Many overdose victims, once revived by emergency personnel or volunteers, have also chosen not to be transported to hospital or the medical unit. Daly noted that on March 22 -- one of the ambulance services’ busiest days responding to overdoses -- that about 40 per cent of patients in Vancouver refused to be transported to a medical facility.

Daly said she understands the mayor’s frustration with the crisis but added that health care experts, emergency personnel and addictions specialists are all working to find solutions to decrease the number of drug deaths.

“I understand the frustration because even people within the health authority say we’ve invested quite a lot of time, effort and services, yet the deaths are going up,” she said. “We actually have some analysis that shows the deaths would have been worse, if we hadn’t put in place these services.”

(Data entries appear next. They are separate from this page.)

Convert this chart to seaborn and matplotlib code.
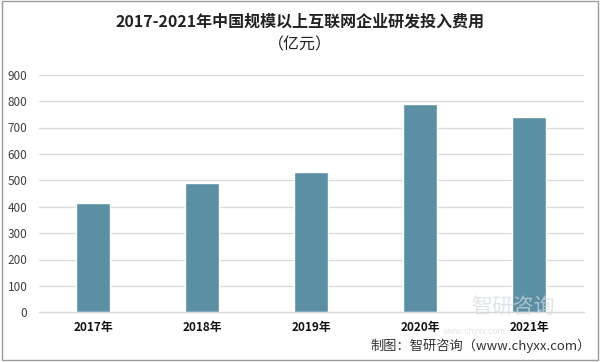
import matplotlib
matplotlib.use("Agg")
import matplotlib.pyplot as plt
import seaborn as sns
import pandas as pd
from matplotlib.patches import Rectangle

years = ["2017年", "2018年", "2019年", "2020年", "2021年"]
values = [413, 488, 533, 788, 741]
title_line1 = "2017-2021年中国规模以上互联网企业研发投入费用"
title_line2 = "（亿元）"
source = "制图：智研咨询（www.chyxx.com）"

sns.set_theme(style="white")
plt.rcParams['font.family'] = ['Noto Sans CJK SC', 'DejaVu Sans']

df = pd.DataFrame({"year": years, "value": values})

fig = plt.figure(figsize=(6, 3.62), dpi=100)
ax = fig.add_axes([38.5/600, 1-312.3/362, (583.5-38.5)/600, (312.3-74.7)/362])
sns.barplot(data=df, x="year", y="value", color="#5b8fa4", saturation=1,
            width=0.31, ax=ax)
ax.set_ylim(0, 900)
ax.set_xlim(-0.5, 4.5)
ax.set_yticks(range(0, 901, 100))
ax.yaxis.grid(True, color="#d9d9d9", linewidth=0.9)
ax.set_axisbelow(True)
for s in ["top", "right", "left"]:
    ax.spines[s].set_visible(False)
ax.spines["bottom"].set_color("#d9d9d9")
ax.spines["bottom"].set_linewidth(0.9)
ax.set_xlabel("")
ax.set_ylabel("")
ax.tick_params(axis="y", labelsize=8.5, labelcolor="#404040", length=0, pad=8)
ax.tick_params(axis="x", labelsize=8.5, labelcolor="#111111", length=0, pad=6)
for lab in ax.get_xticklabels():
    lab.set_fontweight("bold")

fig.text(0.5, 0.94, title_line1, ha="center", va="center",
         fontsize=11.5, fontweight="bold", color="#222222")
fig.text(0.5, 0.875, title_line2, ha="center", va="center",
         fontsize=11.5, color="#222222")

# faint watermark
fig.text(0.855, 1-307/362, "智研咨询", ha="center", va="center", fontsize=15,
         color="#d3dae2", alpha=0.7, zorder=0)
fig.text(0.79, 1-332/362, "www.chyxx.com", ha="center", va="center",
         fontsize=6, color="#d3dae2", alpha=0.7)

fig.text(0.985, 0.045, source, ha="right", va="center", fontsize=9.5, color="#333333")

fig.add_artist(Rectangle((0.004, 0.006), 0.992, 0.99, transform=fig.transFigure,
                         fill=False, edgecolor="#9a9a9a", linewidth=1.0))

fig.savefig("out.png", dpi=100)
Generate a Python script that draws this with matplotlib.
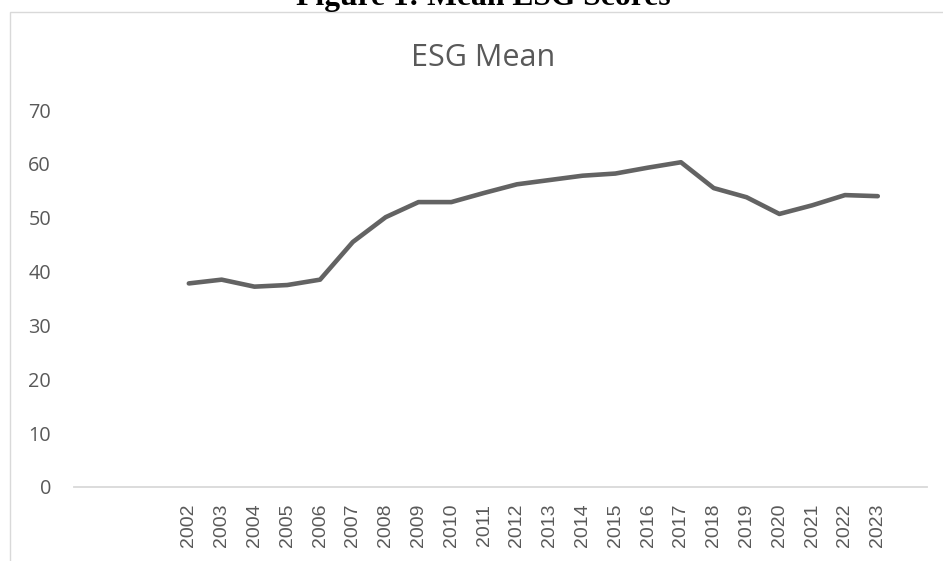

Daly, along with provincial health officer Dr. Perry Kendall, will present that evidence to Vancouver city council at its April 12 meeting.  That evidence will also show the medical unit had 2,500 patient visits and treated 566 overdoses since it opened in December.

“It was very valuable,” she said of the medical unit. “It did relieve the pressure on the emergency and the ambulance. It also helped us understand some very innovative models of care [that not all overdose victims have to be treated at hospital].”

B.C. saw more than 900 drug deaths in 2016. Daly noted up to 90 per cent of the deaths in Vancouver occurred inside, including single-room-occupancy hotels, where a person has injected alone. Daly said she supports the mayor’s call to have all government-owned single-room-occupancy hotels set up injection rooms.